The tidyverse provides dplyr for data manipulation with intuitive verbs:

library(dplyr)

# Sample data
sales <- data.frame(
  product = c("A", "B", "A", "C", "B", "A"),
  region = c("North", "North", "South", "North", "South", "South"),
  revenue = c(1000, 1500, 1200, 800, 1600, 1100),
  units = c(10, 15, 12, 8, 16, 11)
)

# Filter rows
sales %>% 
  filter(revenue > 1000)

# Select columns
sales %>% 
  select(product, revenue)

# Create new columns
sales %>% 
  mutate(price_per_unit = revenue / units)

# Group and summarize
sales %>% 
  group_by(product) %>% 
  summarize(
    total_revenue = sum(revenue),
    avg_units = mean(units),
    count = n()
  )

# Chain operations
sales %>% 
  filter(region == "North") %>% 
  group_by(product) %>% 
  summarize(total = sum(revenue)) %>% 
  arrange(desc(total))

Reading and Writing Data

R handles multiple data formats:

# CSV files
write.csv(employees, "employees.csv", row.names = FALSE)
data <- read.csv("employees.csv")

# Tidyverse alternative (faster, better defaults)
library(readr)
write_csv(employees, "employees.csv")
data <- read_csv("employees.csv")

# Excel files
library(readxl)
excel_data <- read_excel("data.xlsx", sheet = "Sheet1")

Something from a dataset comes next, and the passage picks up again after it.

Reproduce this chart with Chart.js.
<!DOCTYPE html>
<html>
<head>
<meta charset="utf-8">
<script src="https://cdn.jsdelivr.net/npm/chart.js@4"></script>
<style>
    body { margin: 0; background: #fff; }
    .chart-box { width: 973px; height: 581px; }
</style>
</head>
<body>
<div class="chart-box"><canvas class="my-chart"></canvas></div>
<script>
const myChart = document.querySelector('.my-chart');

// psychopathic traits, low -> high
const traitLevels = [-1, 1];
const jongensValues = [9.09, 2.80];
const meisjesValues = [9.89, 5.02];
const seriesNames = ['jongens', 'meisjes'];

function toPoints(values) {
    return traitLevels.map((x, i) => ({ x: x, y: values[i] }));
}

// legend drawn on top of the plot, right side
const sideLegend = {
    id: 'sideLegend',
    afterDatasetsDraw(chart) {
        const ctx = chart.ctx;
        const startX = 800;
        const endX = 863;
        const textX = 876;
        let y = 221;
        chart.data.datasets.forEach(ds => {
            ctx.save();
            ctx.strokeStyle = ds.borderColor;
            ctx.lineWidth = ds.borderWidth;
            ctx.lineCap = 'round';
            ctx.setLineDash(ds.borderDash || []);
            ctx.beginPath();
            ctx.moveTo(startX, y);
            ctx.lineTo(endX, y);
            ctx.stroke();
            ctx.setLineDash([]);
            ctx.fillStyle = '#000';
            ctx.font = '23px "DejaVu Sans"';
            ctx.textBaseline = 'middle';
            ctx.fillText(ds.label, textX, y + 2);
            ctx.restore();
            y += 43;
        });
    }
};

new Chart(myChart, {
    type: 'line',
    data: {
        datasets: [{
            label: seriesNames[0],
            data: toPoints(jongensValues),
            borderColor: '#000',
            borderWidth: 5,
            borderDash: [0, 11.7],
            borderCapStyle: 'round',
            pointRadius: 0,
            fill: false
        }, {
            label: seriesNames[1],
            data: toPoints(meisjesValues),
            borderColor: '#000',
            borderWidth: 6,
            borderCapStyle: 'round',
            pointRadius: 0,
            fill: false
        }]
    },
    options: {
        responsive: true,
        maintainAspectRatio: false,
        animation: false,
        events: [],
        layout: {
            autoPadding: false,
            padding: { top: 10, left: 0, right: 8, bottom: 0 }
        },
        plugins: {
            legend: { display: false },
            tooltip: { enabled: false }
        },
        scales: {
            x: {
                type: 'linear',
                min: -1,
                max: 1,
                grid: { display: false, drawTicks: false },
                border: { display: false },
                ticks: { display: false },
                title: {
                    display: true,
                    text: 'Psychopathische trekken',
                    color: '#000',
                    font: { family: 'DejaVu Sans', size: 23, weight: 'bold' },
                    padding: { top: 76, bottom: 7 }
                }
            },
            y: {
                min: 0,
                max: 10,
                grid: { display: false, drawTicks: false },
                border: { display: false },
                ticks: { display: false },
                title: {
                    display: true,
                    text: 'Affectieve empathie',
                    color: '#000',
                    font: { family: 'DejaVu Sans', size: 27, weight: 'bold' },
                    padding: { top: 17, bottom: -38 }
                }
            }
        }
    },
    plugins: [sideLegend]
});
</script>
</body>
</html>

# RDS (R native format, preserves types)
saveRDS(employees, "employees.rds")
employees <- readRDS("employees.rds")

Control Structures

While vectorization is preferred, control structures are sometimes necessary:

# If-else
x <- 5
if (x > 0) {
  print("Positive")
} else if (x < 0) {
  print("Negative")
} else {
  print("Zero")
}

# Vectorized ifelse
numbers <- c(-2, 0, 3, -5, 7)
ifelse(numbers > 0, "Positive", "Non-positive")

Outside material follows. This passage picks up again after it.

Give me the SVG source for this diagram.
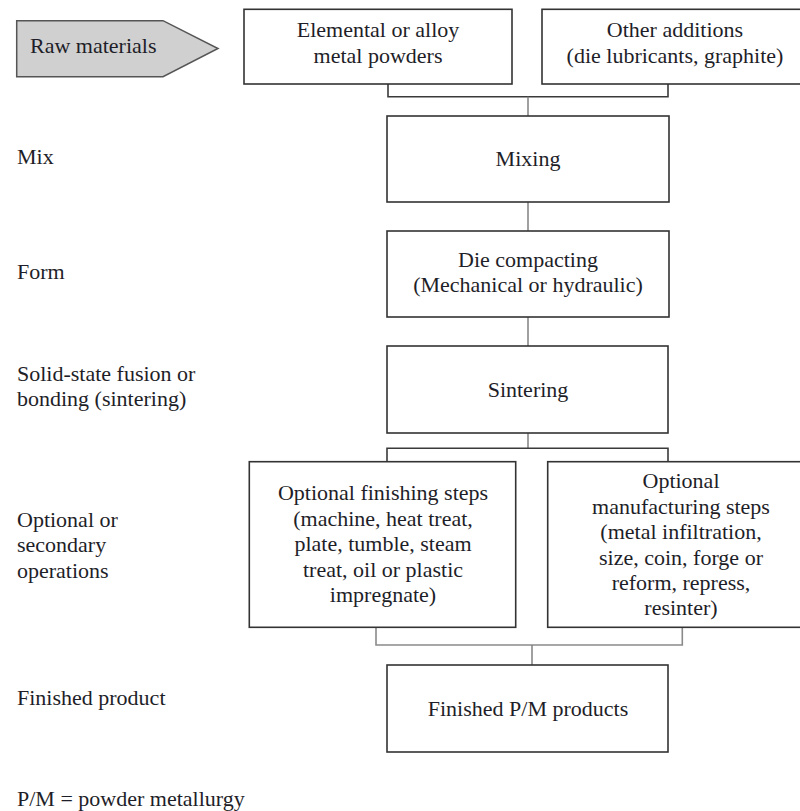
<svg xmlns="http://www.w3.org/2000/svg" width="800" height="811" viewBox="0 0 800 811">
<style>
  text { font-family: "Liberation Serif", "Times New Roman", serif; font-size: 22px; fill: #1e1e28; }
  .c { text-anchor: middle; }
  .box { fill: #ffffff; stroke: #333333; stroke-width: 1.6; }
  .arrow { fill: #d0d0d0; stroke: #555555; stroke-width: 1.5; }
  .conn { fill: none; stroke: #808080; stroke-width: 1.5; }
  .brk { fill: none; stroke: #3a3a3a; stroke-width: 1.6; }
  .brk2 { fill: none; stroke: #8a8a8a; stroke-width: 1.6; }
</style>
<rect width="800" height="811" fill="#ffffff"/>

<g id="connectors">
  <path class="brk" d="M388,84 V96.7 H668 V84"/>
  <line class="conn" x1="528" y1="96.7" x2="528" y2="116"/>
  <line class="conn" x1="528" y1="202" x2="528" y2="231"/>
  <line class="conn" x1="528" y1="317" x2="528" y2="346"/>
  <line class="conn" x1="528" y1="433" x2="528" y2="448.3"/>
  <path class="brk" d="M387,461.7 V448.3 H668 V461.7"/>
  <path class="brk2" d="M376,627.3 V645 H682.3 V627.3"/>
  <line class="conn" x1="532" y1="645" x2="532" y2="665"/>
</g>

<g id="raw-materials">
  <polygon class="arrow" points="16.7,20.7 163,20.7 218,48.5 163,76.7 16.7,76.7"/>
  <text x="30" y="53">Raw materials</text>
</g>

<g id="metal-powders">
  <rect class="box" x="244" y="9.3" width="268" height="74.7"/>
  <text class="c" x="378" y="37.3">Elemental or alloy</text>
  <text class="c" x="378" y="63.3">metal powders</text>
</g>

<g id="other-additions">
  <rect class="box" x="542" y="9.3" width="270" height="74.7"/>
  <text class="c" x="675" y="36.7">Other additions</text>
  <text class="c" x="675" y="63">(die lubricants, graphite)</text>
</g>

<g id="mixing">
  <rect class="box" x="387" y="116" width="282" height="86"/>
  <text class="c" x="528" y="166">Mixing</text>
</g>

<g id="die-compacting">
  <rect class="box" x="387" y="231" width="282" height="86"/>
  <text class="c" x="528" y="266.7">Die compacting</text>
  <text class="c" x="528" y="291.7">(Mechanical or hydraulic)</text>
</g>

<g id="sintering">
  <rect class="box" x="387" y="346" width="281" height="87"/>
  <text class="c" x="528" y="396.5">Sintering</text>
</g>

<g id="finishing-steps">
  <rect class="box" x="249.3" y="461.7" width="266.4" height="165.6"/>
  <text class="c" x="383" y="500">Optional finishing steps</text>
  <text class="c" x="383" y="525.5">(machine, heat treat,</text>
  <text class="c" x="383" y="551">plate, tumble, steam</text>
  <text class="c" x="383" y="576.5">treat, oil or plastic</text>
  <text class="c" x="383" y="602">impregnate)</text>
</g>

<g id="manufacturing-steps">
  <rect class="box" x="547.7" y="461.7" width="267" height="165.6"/>
  <text class="c" x="681" y="488.3">Optional</text>
  <text class="c" x="681" y="513.5">manufacturing steps</text>
  <text class="c" x="681" y="539">(metal infiltration,</text>
  <text class="c" x="681" y="564.5">size, coin, forge or</text>
  <text class="c" x="681" y="590">reform, repress,</text>
  <text class="c" x="681" y="615">resinter)</text>
</g>

<g id="finished-products">
  <rect class="box" x="387" y="665" width="281" height="87"/>
  <text class="c" x="528" y="715.5">Finished P/M products</text>
</g>

<g id="stage-labels">
  <text x="17" y="164.3">Mix</text>
  <text x="17" y="279">Form</text>
  <text x="17" y="381">Solid-state fusion or</text>
  <text x="17" y="406">bonding (sintering)</text>
  <text x="17" y="527">Optional or</text>
  <text x="17" y="552">secondary</text>
  <text x="17" y="578">operations</text>
  <text x="17" y="705">Finished product</text>
  <text x="17" y="806">P/M = powder metallurgy</text>
</g>
</svg>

# For loop (avoid when possible)
for (i in 1:5) {
  print(i^2)
}

# While loop
counter <- 1
while (counter <= 5) {
  print(counter)
  counter <- counter + 1
}

Functions

Functions encapsulate reusable logic:

# Basic function
calculate_bmi <- function(weight_kg, height_m) {
  bmi <- weight_kg / (height_m^2)
  return(bmi)
}

calculate_bmi(70, 1.75)  # 22.86

# Default arguments
greet <- function(name, greeting = "Hello") {
  paste(greeting, name)
}

greet("Alice")              # "Hello Alice"
greet("Bob", "Hi")          # "Hi Bob"

# Multiple return values (use list)
stats <- function(x) {
  list(
    mean = mean(x),
    median = median(x),
    sd = sd(x)
  )
}

result <- stats(c(1, 2, 3, 4, 5))
result$mean

Data Visualization with ggplot2

ggplot2 uses a grammar of graphics approach:

library(ggplot2)

# Scatter plot
ggplot(employees, aes(x = age, y = salary)) +
  geom_point(size = 3, color = "blue") +
  labs(title = "Age vs Salary", x = "Age", y = "Salary") +
  theme_minimal()

# Bar chart
ggplot(employees, aes(x = department, fill = department)) +
  geom_bar() +
  labs(title = "Employees by Department") +
  theme_classic()

# Box plot with grouping
ggplot(employees, aes(x = department, y = salary, fill = department)) +
  geom_boxplot() +
  labs(title = "Salary Distribution by Department") +
  theme_bw()

# Line plot with multiple series
time_series <- data.frame(
  month = rep(1:12, 2),
  product = rep(c("A", "B"), each = 12),
  sales = c(rnorm(12, 100, 10), rnorm(12, 120, 15))
)

ggplot(time_series, aes(x = month, y = sales, color = product)) +
  geom_line(size = 1) +
  geom_point(size = 2) +
  scale_x_continuous(breaks = 1:12) +
  labs(title = "Monthly Sales by Product")

Statistical Analysis

R provides comprehensive statistical functions:

# Descriptive statistics
data <- c(23, 45, 67, 34, 56, 78, 90, 12, 34, 56)
mean(data)
median(data)
sd(data)
var(data)
quantile(data, c(0.25, 0.75))

# Correlation
x <- c(1, 2, 3, 4, 5)
y <- c(2, 4, 5, 4, 5)
cor(x, y)

# Linear regression
model <- lm(salary ~ age, data = employees)
summary(model)
coef(model)
predict(model, newdata = data.frame(age = c(27, 32)))

# T-test
group1 <- c(23, 25, 27, 29, 31)
group2 <- c(33, 35, 37, 39, 41)
t.test(group1, group2)

Next Steps

Master R by working with real datasets. Practice data cleaning, exploratory analysis, and visualization. Explore specialized packages for your domain: caret for machine learning, sf for spatial data, or Shiny for web applications. The R community provides extensive documentation and package vignettes—use them liberally.